Last September, Rolls- Royce – which established its fuel cell systems US headquarters at Stark State College of Technology – announced that it was expanding its fuel cell research in North Canton, Ohio, adding another 60 jobs there.

Singapore consortium Enertek (comprising EDB Investments, Temasek Holdings and Temasek subsidiary Accuron Technologies), which earlier took a 25 per cent stake, is now understood to have a reduced stake in the JV with Britain’s Rolls-Royce.

‘Singapore’s collaboration in the JV remains,’ one source said. ‘The voluntary liquidation affects just RRFCS Pte Ltd, which was meant for the venture to scale up into the manufacturing stage.’

But this will likely be only around 2016 now, the source said.

Apart from an initial US$100 million, Rolls- Royce and the Singapore consortium were to have invested a further US$100 million in the venture. It is not known how much has been spent so far on the project.

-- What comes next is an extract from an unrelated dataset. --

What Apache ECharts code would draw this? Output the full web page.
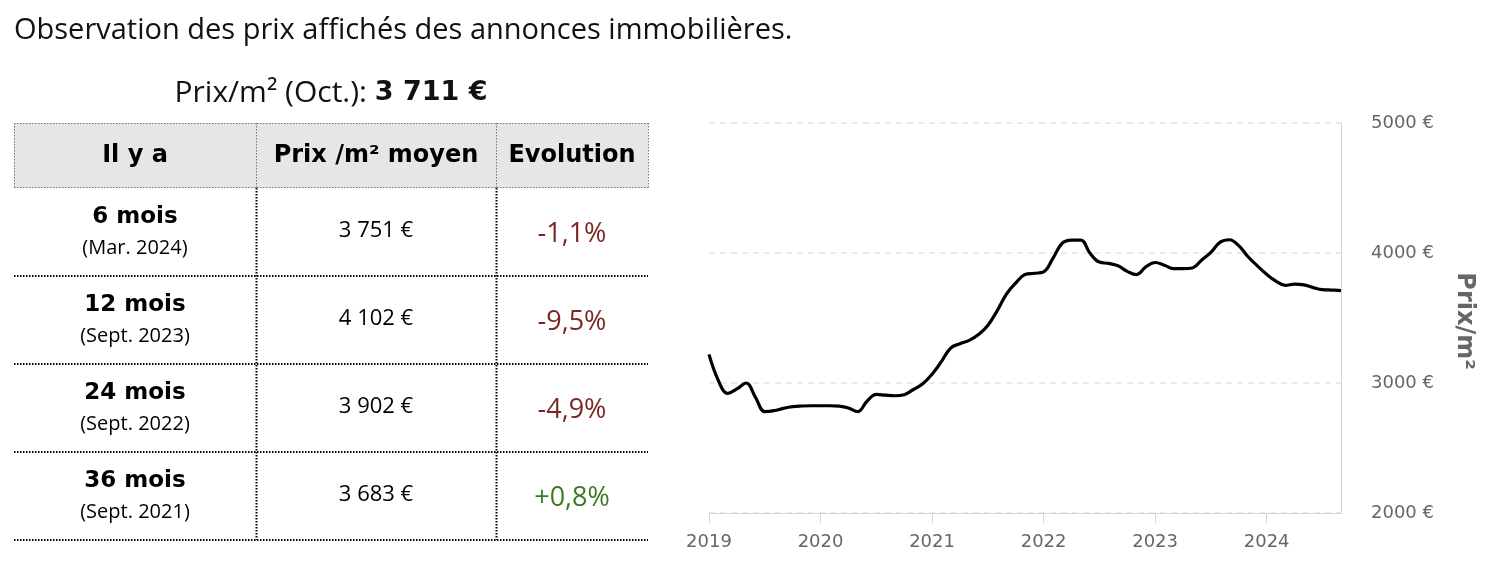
<!DOCTYPE html>
<html><head><meta charset="utf-8">
<script src="https://cdn.jsdelivr.net/npm/echarts@6/dist/echarts.min.js"></script>
<style>html,body{margin:0;padding:0;background:#fff}#c{width:1486px;height:568px}</style>
</head><body><div id="c"></div>
<script>
// ---------- data ----------
const titleText = 'Observation des prix affichés des annonces immobilières.';
const currentLabel = 'Prix/m² (Oct.): ';
const currentPrice = '3 711 €';
const headers = ['Il y a', 'Prix /m² moyen', 'Evolution'];
const periods = ['6 mois', '12 mois', '24 mois', '36 mois'];
const periodDates = ['(Mar. 2024)', '(Sept. 2023)', '(Sept. 2022)', '(Sept. 2021)'];
const avgPrices = ['3 751 €', '4 102 €', '3 902 €', '3 683 €'];
const evolutions = ['-1,1%', '-9,5%', '-4,9%', '+0,8%'];
const yAxisName = 'Prix/m²';
const months = [
  '2019-01','2019-02','2019-03','2019-04','2019-05','2019-06','2019-07','2019-08','2019-09','2019-10','2019-11','2019-12',
  '2020-01','2020-02','2020-03','2020-04','2020-05','2020-06','2020-07','2020-08','2020-09','2020-10','2020-11','2020-12',
  '2021-01','2021-02','2021-03','2021-04','2021-05','2021-06','2021-07','2021-08','2021-09','2021-10','2021-11','2021-12',
  '2022-01','2022-02','2022-03','2022-04','2022-05','2022-06','2022-07','2022-08','2022-09','2022-10','2022-11','2022-12',
  '2023-01','2023-02','2023-03','2023-04','2023-05','2023-06','2023-07','2023-08','2023-09','2023-10','2023-11','2023-12',
  '2024-01','2024-02','2024-03','2024-04','2024-05','2024-06','2024-07','2024-08','2024-09'
];
const prices = [
  3220, 3020, 2920, 2955, 3000, 2890, 2780, 2787, 2805, 2818, 2823, 2825,
  2825, 2825, 2822, 2808, 2780, 2860, 2912, 2906, 2902, 2910, 2950, 2995,
  3068, 3164, 3269, 3302, 3328, 3373, 3443, 3555, 3683, 3769, 3834, 3844,
  3855, 3958, 4075, 4099, 4099, 3998, 3930, 3920, 3902, 3859, 3834, 3893,
  3927, 3906, 3880, 3880, 3885, 3945, 4005, 4084, 4102, 4057, 3971, 3901,
  3836, 3784, 3751, 3760, 3755, 3734, 3718, 3715, 3711
];
const yMin = 2000, yMax = 5000, yStep = 1000;

// ---------- layout ----------
const FONT = '"Open Sans", "Noto Sans", sans-serif';
const BOLD = 'bold {s}px "DejaVu Sans", sans-serif';
const bold = s => BOLD.replace('{s}', s);
const cols = [14, 256, 496, 648];
const headTop = 123, headBot = 188, rowH = 88;
const evoColor = v => v.trim().startsWith('-') ? '#7c2626' : '#3b7a23';

const g = [];
g.push({type: 'text', x: 14, y: 31, style: {text: titleText, font: '29px ' + FONT, fill: '#111', align: 'left', verticalAlign: 'middle'}});
g.push({type: 'text', x: (cols[0] + cols[3]) / 2, y: 93, style: {
  text: '{a|' + currentLabel + '}{b|' + currentPrice + '}', align: 'center', verticalAlign: 'middle',
  rich: {a: {font: '30px ' + FONT, fill: '#111'}, b: {font: bold(27), fill: '#111'}}
}});
// header background
g.push({type: 'rect', shape: {x: cols[0], y: headTop, width: cols[3] - cols[0], height: headBot - headTop}, style: {fill: '#e6e6e6'}});
const dot = (x1, y1, x2, y2, color, w) => ({type: 'line', shape: {x1, y1, x2, y2}, style: {stroke: color, lineWidth: w, lineDash: [1.5, 1.5]}, z: 10});
// header dotted frame
g.push(dot(cols[0], headTop + 0.5, cols[3], headTop + 0.5, '#777', 1));
g.push(dot(cols[0], headBot - 0.5, cols[3], headBot - 0.5, '#777', 1));
cols.forEach(x => g.push(dot(x + 0.5, headTop, x + 0.5, headBot, '#777', 1)));
headers.forEach((h, i) => {
  g.push({type: 'text', x: (cols[i] + cols[i + 1]) / 2, y: (headTop + headBot) / 2, style: {text: h, font: bold(24), fill: '#000', align: 'center', verticalAlign: 'middle'}, z: 11});
});
const nRows = periods.length;
const bodyBot = headBot + rowH * nRows;
[cols[1], cols[2]].forEach(x => g.push(dot(x + 0.5, headBot, x + 0.5, bodyBot, '#000', 2)));
periods.forEach((p, r) => {
  const top = headBot + rowH * r;
  g.push(dot(cols[0], top + rowH, cols[3], top + rowH, '#000', 2));
  const c0 = (cols[0] + cols[1]) / 2, c1 = (cols[1] + cols[2]) / 2, c2 = (cols[2] + cols[3]) / 2;
  g.push({type: 'text', x: c0, y: top + 29, style: {text: p, font: bold(23), fill: '#000', align: 'center', verticalAlign: 'middle'}});
  g.push({type: 'text', x: c0, y: top + 60, style: {text: periodDates[r], font: '20px ' + FONT, fill: '#000', align: 'center', verticalAlign: 'middle'}});
  g.push({type: 'text', x: c1, y: top + 43, style: {text: avgPrices[r], font: '22px ' + FONT, fill: '#000', align: 'center', verticalAlign: 'middle'}});
  g.push({type: 'text', x: c2, y: top + 46, style: {text: evolutions[r], font: '27px ' + FONT, fill: evoColor(evolutions[r]), align: 'center', verticalAlign: 'middle'}});
});
// y axis name
g.push({type: 'text', x: 1464, y: 321, rotation: -Math.PI / 2, style: {text: yAxisName, font: bold(24), fill: '#666', align: 'center', verticalAlign: 'middle'}});

const isJan = (i, v) => String(v).endsWith('-01');
const chart = echarts.init(document.getElementById('c'));
chart.setOption({
  animation: false,
  grid: {left: 709, right: 145, top: 123, bottom: 55},
  xAxis: {
    type: 'category', data: months, boundaryGap: false,
    axisLine: {show: true, lineStyle: {color: '#ccd6eb', width: 1}},
    axisTick: {show: true, length: 10, interval: isJan, lineStyle: {color: '#ccd6eb'}},
    axisLabel: {interval: isJan, formatter: v => v.slice(0, 4), color: '#666', fontFamily: '"DejaVu Sans", sans-serif', fontSize: 18, margin: 20},
    splitLine: {show: false}
  },
  yAxis: {
    type: 'value', position: 'right', min: yMin, max: yMax, interval: yStep,
    axisLine: {show: true, lineStyle: {color: '#ccd6eb', width: 1}},
    axisTick: {show: false},
    axisLabel: {formatter: v => v + ' €', color: '#666', fontFamily: '"DejaVu Sans", sans-serif', fontSize: 18, margin: 30, padding: [11, 0, 0, 0]},
    splitLine: {show: true, lineStyle: {color: '#e3e3e3', width: 1.5, type: [6, 5]}}
  },
  series: [{
    type: 'line', data: prices, smooth: 0.4, symbol: 'none', showSymbol: false,
    lineStyle: {color: '#000', width: 3.2}
  }],
  graphic: g
});
</script></body></html>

When contacted about the closure of RRFCS’s Singapore operations, an EDB spokesman would only say ‘there is always risk associated with R&D work, and EDB continues to exercise utmost diligence in assessing and managing R&D projects. In the field of fuel cell research, Singapore also continues to build up its capabilities through agencies such as A*Star and Nanyang Technological University.’

Singapore, however, was not unaware of the risks involved.

The JV was a calculated bet at the outset, with then Second Minister for Trade & Industry Vivian Balakrishnan saying at its launch that Singapore must participate in the development of such alternative energy, even though ‘we can’t predict its future and final outcome’.

‘This project has significance . . . It is a model of how Singapore will function, and of Singapore’s niche in the value chain in the future,’ he had said.

Temasek managing director Tan Suan Swee had also cautioned at the time that there were commercial risks involved, in that the technology would not be easy to develop. But, if successful, it would be a major step towards reducing dependence on the world’s limited supply of fossil fuel.